Mit über 4 Mia. Franken pro Jahr ist die Krankenkassenprämienverbilligung ein enormes Umverteilungsinstrument. Vieles funktioniert schlecht. Dies belegen die Zahlen des Bundesamts für Gesundheit (BAG).
Der erste problematische Trend ist die schleichende Verschiebung der Kosten zum Bund. Dieser gibt für die Prämienverbilligungen jedes Jahr mehr aus, die Kantone immer weniger. Grund hierfür ist ein Automatismus: Das Krankenversicherungsgesetz bestimmt, dass der Bund 7,5% der KVG-Bruttokosten für Prämienverbilligungen an Personen mit tiefen Einkommen zur Verfügung stellen muss. Weil die Gesundheitskosten stetig steigen, wächst der Bundesbeitrag mit: Von 2009 bis 2014 um 426 Mio auf 2,24 Mia. Franken.
Höhere Prämienverbilligungen für immer weniger Leute
Bei den Kantonen gibt es keine solchen Automatismen. Die Kantone können Prämienverbilligungen auch kürzen, was sie bei etlichen Sparpaketen auch getan haben. Zwar bleiben die kumulierten Ausgaben von Bund und Kantonen insgesamt etwa konstant. Weil gleichzeitig die Prämien und die durchschnittliche Prämienverbilligung aber laufend ansteigen, reicht das verfügbare Geld für immer weniger Leute. 2010 bekamen 2,315 Millionen Personen eine Prämienverbilligung, 2014 waren es nur noch 2,191 Millionen Bezüger.
Immer mehr für Sozialleistungsbezüger
Die Problematik wir durch einen weiteren Trend verstärkt: Ein immer grösserer Anteil der verfügbaren Mittel kommt Bezügern von Ergänzungsleistungen (EL) oder Sozialhilfe zugute. 2009 absorbierten diese Gruppen erst 39 Prozent aller Prämienverbilligungen, 2014 waren es bereits über 50 Prozent.

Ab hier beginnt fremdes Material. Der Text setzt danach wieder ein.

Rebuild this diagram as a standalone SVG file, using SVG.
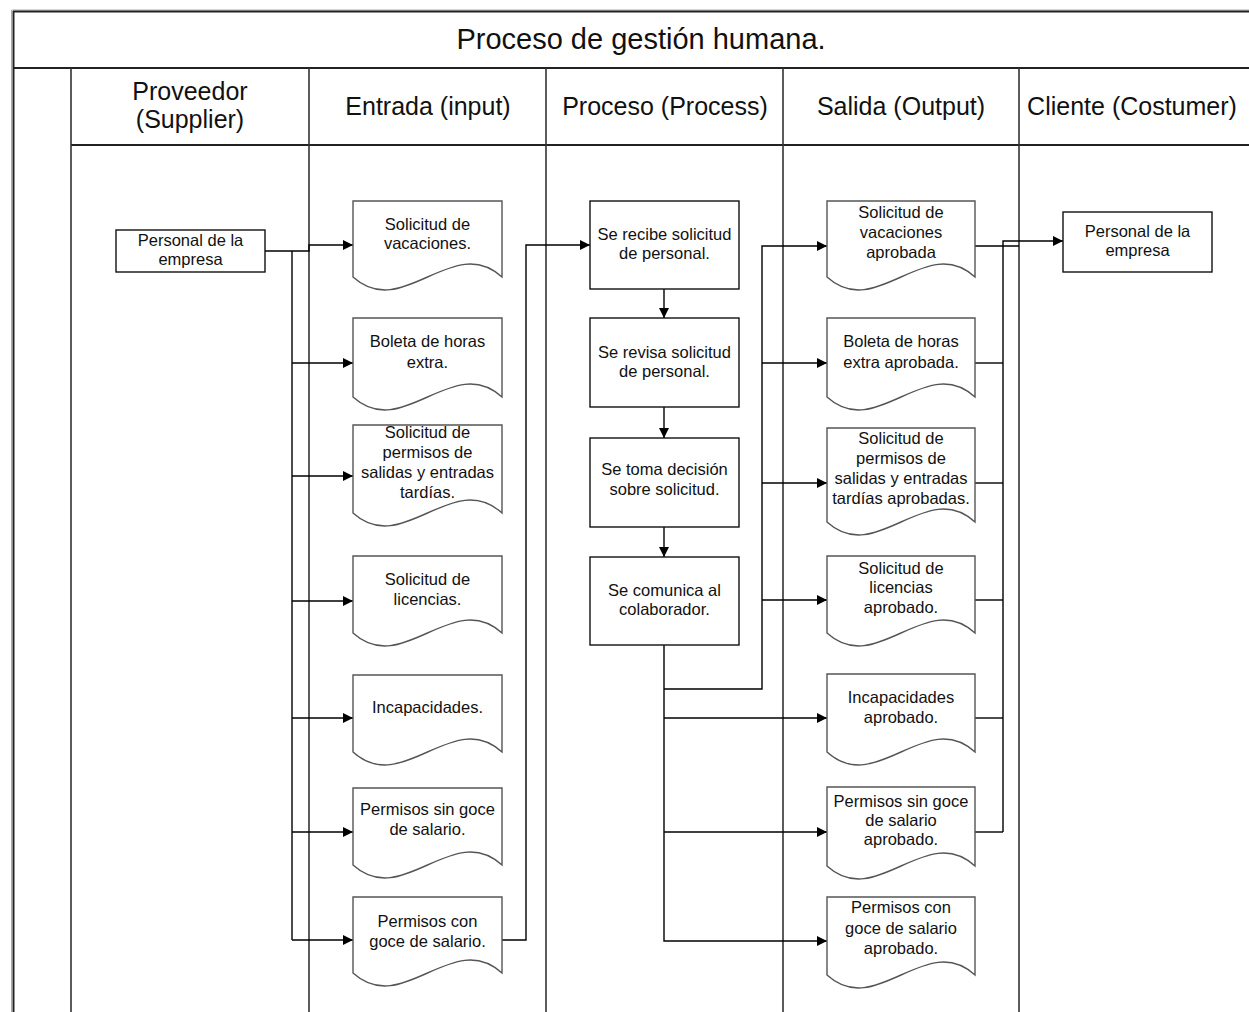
<svg xmlns="http://www.w3.org/2000/svg" width="1249" height="1012" viewBox="0 0 1249 1012">
  <defs>
    <marker id="arrow" markerUnits="userSpaceOnUse" markerWidth="10" markerHeight="10" refX="10" refY="5" orient="auto">
      <path d="M0,0 L10,5 L0,10 Z" fill="#000"/>
    </marker>
    <style>
      .frame { stroke: #222; stroke-width: 2; fill: none; }
      .col { stroke: #333; stroke-width: 1.6; fill: none; }
      .box { fill: #fff; stroke: #111; stroke-width: 1.4; }
      .doc { fill: #fff; stroke: #555; stroke-width: 1.4; }
      .wire { fill: none; stroke: #000; stroke-width: 1.4; }
      .arr { marker-end: url(#arrow); }
      .t { font-family: "Liberation Sans", Arial, sans-serif; font-size: 16.5px; text-anchor: middle; fill: #111; }
      .h { font-family: "Liberation Sans", Arial, sans-serif; font-size: 25px; text-anchor: middle; fill: #111; }
      .title { font-family: "Liberation Sans", Arial, sans-serif; font-size: 29px; text-anchor: middle; fill: #111; }
    </style>
  </defs>

  <rect width="1249" height="1012" fill="#fff"/>

  <!-- table frame -->
  <g id="frame">
    <line x1="12" y1="10" x2="1249" y2="10" stroke="#aaa" stroke-width="1"/>
    <line x1="11.5" y1="10" x2="11.5" y2="1012" stroke="#aaa" stroke-width="1"/>
    <line x1="13" y1="11.5" x2="1249" y2="11.5" class="frame"/>
    <line x1="13.5" y1="11" x2="13.5" y2="1012" class="frame"/>
    <line x1="13" y1="68" x2="1249" y2="68" class="frame" stroke-width="2.6"/>
    <line x1="71" y1="145" x2="1249" y2="145" class="frame"/>
    <line x1="71" y1="68" x2="71" y2="1012" class="col"/>
    <line x1="309" y1="68" x2="309" y2="1012" class="col"/>
    <line x1="546" y1="68" x2="546" y2="1012" class="col"/>
    <line x1="783" y1="68" x2="783" y2="1012" class="col"/>
    <line x1="1019" y1="68" x2="1019" y2="1012" class="col"/>
    <text class="title" x="641" y="49">Proceso de gestión humana.</text>
    <text class="h" x="190" y="100">Proveedor</text>
    <text class="h" x="190" y="128">(Supplier)</text>
    <text class="h" x="428" y="115">Entrada (input)</text>
    <text class="h" x="665" y="115">Proceso (Process)</text>
    <text class="h" x="901" y="115">Salida (Output)</text>
    <text class="h" x="1132" y="115">Cliente (Costumer)</text>
  </g>

  <!-- connectors -->
  <g id="connectors">
    <path class="wire arr" d="M265,251 H309 V245 H353"/>
    <path class="wire" d="M292,251 V940"/>
    <path class="wire arr" d="M292,363 H353"/>
    <path class="wire arr" d="M292,476 H353"/>
    <path class="wire arr" d="M292,601 H353"/>
    <path class="wire arr" d="M292,718 H353"/>
    <path class="wire arr" d="M292,832 H353"/>
    <path class="wire arr" d="M292,940 H353"/>
    <path class="wire arr" d="M502,940 H526 V245 H590"/>
    <path class="wire arr" d="M664,289 V318"/>
    <path class="wire arr" d="M664,407 V438"/>
    <path class="wire arr" d="M664,527 V557"/>
    <path class="wire arr" d="M664,645 V941 H827"/>
    <path class="wire arr" d="M664,689 H762 V246 H827"/>
    <path class="wire arr" d="M762,363 H827"/>
    <path class="wire arr" d="M762,483 H827"/>
    <path class="wire arr" d="M762,600 H827"/>
    <path class="wire arr" d="M664,718 H827"/>
    <path class="wire arr" d="M664,832 H827"/>
    <path class="wire" d="M975,246 H1019"/>
    <path class="wire" d="M975,363 H1003"/>
    <path class="wire" d="M975,483 H1003"/>
    <path class="wire" d="M975,600 H1003"/>
    <path class="wire" d="M975,718 H1003"/>
    <path class="wire" d="M975,832 H1003"/>
    <path class="wire arr" d="M1003,832 V241 H1063"/>
  </g>

  <!-- supplier -->
  <g id="proveedor">
    <rect class="box" x="116" y="230" width="149" height="42"/>
    <text class="t" x="190.5" y="246">Personal de la</text>
    <text class="t" x="190.5" y="265">empresa</text>
  </g>

  <!-- inputs -->
  <g id="in-vacaciones">
    <path class="doc" d="M353,201 H502 V277 C452.3,232 402.7,322 353,277 Z"/>
    <text class="t" x="427.5" y="230">Solicitud de</text>
    <text class="t" x="427.5" y="249">vacaciones.</text>
  </g>
  <g id="in-horas-extra">
    <path class="doc" d="M353,318 H502 V397 C452.3,352 402.7,442 353,397 Z"/>
    <text class="t" x="427.5" y="347">Boleta de horas</text>
    <text class="t" x="427.5" y="368">extra.</text>
  </g>
  <g id="in-permisos-salidas">
    <path class="doc" d="M353,425 H502 V513 C452.3,468 402.7,558 353,513 Z"/>
    <text class="t" x="427.5" y="438">Solicitud de</text>
    <text class="t" x="427.5" y="458">permisos de</text>
    <text class="t" x="427.5" y="478">salidas y entradas</text>
    <text class="t" x="427.5" y="498">tardías.</text>
  </g>
  <g id="in-licencias">
    <path class="doc" d="M353,556 H502 V633 C452.3,588 402.7,678 353,633 Z"/>
    <text class="t" x="427.5" y="585">Solicitud de</text>
    <text class="t" x="427.5" y="605">licencias.</text>
  </g>
  <g id="in-incapacidades">
    <path class="doc" d="M353,675 H502 V752 C452.3,707 402.7,797 353,752 Z"/>
    <text class="t" x="427.5" y="713">Incapacidades.</text>
  </g>
  <g id="in-sin-goce">
    <path class="doc" d="M353,788 H502 V865 C452.3,820 402.7,910 353,865 Z"/>
    <text class="t" x="427.5" y="815">Permisos sin goce</text>
    <text class="t" x="427.5" y="835">de salario.</text>
  </g>
  <g id="in-con-goce">
    <path class="doc" d="M353,897 H502 V973 C452.3,928 402.7,1018 353,973 Z"/>
    <text class="t" x="427.5" y="927">Permisos con</text>
    <text class="t" x="427.5" y="947">goce de salario.</text>
  </g>

  <!-- process steps -->
  <g id="p-recibe">
    <rect class="box" x="590" y="201" width="149" height="88"/>
    <text class="t" x="664.5" y="240">Se recibe solicitud</text>
    <text class="t" x="664.5" y="259">de personal.</text>
  </g>
  <g id="p-revisa">
    <rect class="box" x="590" y="318" width="149" height="89"/>
    <text class="t" x="664.5" y="358">Se revisa solicitud</text>
    <text class="t" x="664.5" y="377">de personal.</text>
  </g>
  <g id="p-decision">
    <rect class="box" x="590" y="438" width="149" height="89"/>
    <text class="t" x="664.5" y="475">Se toma decisión</text>
    <text class="t" x="664.5" y="495">sobre solicitud.</text>
  </g>
  <g id="p-comunica">
    <rect class="box" x="590" y="557" width="149" height="88"/>
    <text class="t" x="664.5" y="596">Se comunica al</text>
    <text class="t" x="664.5" y="615">colaborador.</text>
  </g>

  <!-- outputs -->
  <g id="out-vacaciones">
    <path class="doc" d="M827,201 H975 V277 C925.7,232 876.3,322 827,277 Z"/>
    <text class="t" x="901" y="218">Solicitud de</text>
    <text class="t" x="901" y="238">vacaciones</text>
    <text class="t" x="901" y="258">aprobada</text>
  </g>
  <g id="out-horas-extra">
    <path class="doc" d="M827,318 H975 V397 C925.7,352 876.3,442 827,397 Z"/>
    <text class="t" x="901" y="347">Boleta de horas</text>
    <text class="t" x="901" y="368">extra aprobada.</text>
  </g>
  <g id="out-permisos-salidas">
    <path class="doc" d="M827,428 H975 V522 C925.7,477 876.3,567 827,522 Z"/>
    <text class="t" x="901" y="444">Solicitud de</text>
    <text class="t" x="901" y="464">permisos de</text>
    <text class="t" x="901" y="484">salidas y entradas</text>
    <text class="t" x="901" y="504">tardías aprobadas.</text>
  </g>
  <g id="out-licencias">
    <path class="doc" d="M827,556 H975 V633 C925.7,588 876.3,678 827,633 Z"/>
    <text class="t" x="901" y="574">Solicitud de</text>
    <text class="t" x="901" y="593">licencias</text>
    <text class="t" x="901" y="613">aprobado.</text>
  </g>
  <g id="out-incapacidades">
    <path class="doc" d="M827,674 H975 V752 C925.7,707 876.3,797 827,752 Z"/>
    <text class="t" x="901" y="703">Incapacidades</text>
    <text class="t" x="901" y="723">aprobado.</text>
  </g>
  <g id="out-sin-goce">
    <path class="doc" d="M827,787 H975 V866 C925.7,821 876.3,911 827,866 Z"/>
    <text class="t" x="901" y="807">Permisos sin goce</text>
    <text class="t" x="901" y="826">de salario</text>
    <text class="t" x="901" y="845">aprobado.</text>
  </g>
  <g id="out-con-goce">
    <path class="doc" d="M827,897 H975 V975 C925.7,930 876.3,1020 827,975 Z"/>
    <text class="t" x="901" y="913">Permisos con</text>
    <text class="t" x="901" y="934">goce de salario</text>
    <text class="t" x="901" y="954">aprobado.</text>
  </g>

  <!-- customer -->
  <g id="cliente">
    <rect class="box" x="1063" y="212" width="149" height="60"/>
    <text class="t" x="1137.5" y="237">Personal de la</text>
    <text class="t" x="1137.5" y="256">empresa</text>
  </g>
</svg>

Allein 2014 sind die Prämienverbilligungen für EL-Bezüger um 122 Mio. auf knapp 1,5 Mia. Franken gestiegen. In Tat und Wahrheit wäre der Anteil der EL-Bezüger sogar noch höher, denn Bern (zweitgrösster Kanton) weist seit 2012 nicht mehr alle Beiträge für EL- und Sozialhilfebezüger als Prämienverbilligungen aus.
Die beiden problematischen Trends führen zu einem Verdrängungseffekt. Die 367’000 EL-Bezüger erhalten einen ständig wachsenden Anteil des stagnierenden Prämienverbilli-gungskuchens, während für den unteren Mittelstand, der weder EL noch Sozialhilfe bezieht, immer weniger übrig bleibt.
EL-Bezüger doppelt bevorteilt
EL-Bezüger sind bei den Prämienverbilligungen zudem doppelt privilegiert. Erstens erhalten sie immer die ganze Prämie subventioniert und nicht nur einen Anteil, wie andere Bezugsberechtigte. Zweitens erhalten sie zwingend die kantonale Durchschnittsprämie – sogar wenn ihre effektive Prämie günstiger ist. In Extremfällen macht dies für EL-Bezüger einen Gewinn von über 2’000 Franken pro Jahr aus.
Derzeit bereitet das Departement Berset für das ganze EL-System eine grosse Reform vor. Deren Stossrichtung ist noch unbekannt.